Michael Tanke

Personal information
- Full name: Michael Tanke
- Date of birth: August 18, 1989 (age 35)
- Place of birth: Merrillville, Indiana, United States
- Height: 5 ft 8 in (1.73 m)
- Position(s): Midfielder

Youth career
- 2007–2010: Rhode Island Rams

Senior career*
- Years: Team / Apps / (Gls)
- 2007: Indiana Invaders / 4 / (1)
- 2009: Indiana Invaders / 11 / (0)
- 2011–2013: Rochester Rhinos / 36 / (0)

Managerial career
- 2022–present: Canisius

= Michael Tanke =

American soccer player (born 1989)

Michael Tanke (born August 18, 1989, in Merrillville, Indiana) is an American former soccer player and current coach.

==Career==

===College and amateur===
Tanke attended Niles High School, in Niles, Michigan, where he was named to the All-State First Team in 2006 and was a four-time All-Conference, three-time All-District and two-time All-Region honoree, played in the Region II Olympic Development Program, and played club soccer for the Indy Burn Eagles, before going on to play four years of college soccer for the Rams at the University of Rhode Island. He earned All-Tournament honors at the ODU Stihl Soccer Classic as a senior in 2010, and finished his college soccer career with 3 assists in 65 games.

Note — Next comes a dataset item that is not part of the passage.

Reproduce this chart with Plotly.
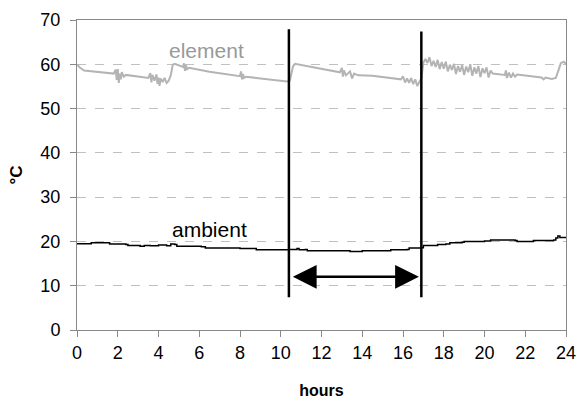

During his college years Tanke also played for the Indiana Invaders in the USL Premier Development League., and trained with the Columbus Crew U-19 and U-20 and first teams.

===Professional===
Undrafted out of college, Tanke signed his first professional contract in March 2011 when he signed with USL Professional Division club Rochester Rhinos. He made his professional debut on April 15, 2011, in Rochester's season opening game against the Richmond Kickers. The club re-signed Tanke for 2012 on October 25, 2011. On July 7, 2015, Tanke scored in a Notre Dame staff game by dribbling across the middle of the field and riding a tackle from and old and obviously out of shape Greg Dalby. He then put the ball in the back of the net from 4 yards to score his first goal in his post high school career.

===Coaching===
After playing professionally, Tanke began his coaching career as a graduate assistant at Castleton State College (now Castleton University), in Castleton, Vermont. Tanke joined the coaching staff of the University of Dayton Flyers men's soccer team for the fall 2015 season. After two seasons with the Flyers, Tanke was hired as an assistant coach for the University at Buffalo Bulls men's soccer team for 2017 season. However, before the season began, the Bulls' men's soccer team, alongside multiple other UB athletic programs, was cut, the team being eliminated and no longer being fielded by the university. In 2018, Tanke was hired as an assistant coach on the staff of the Niagara University Purple Eagles men's soccer team. In 2022, Canisius College hired Tanke in his first head coaching role. He is the 15th coach in the history of the men's soccer program at Canisius.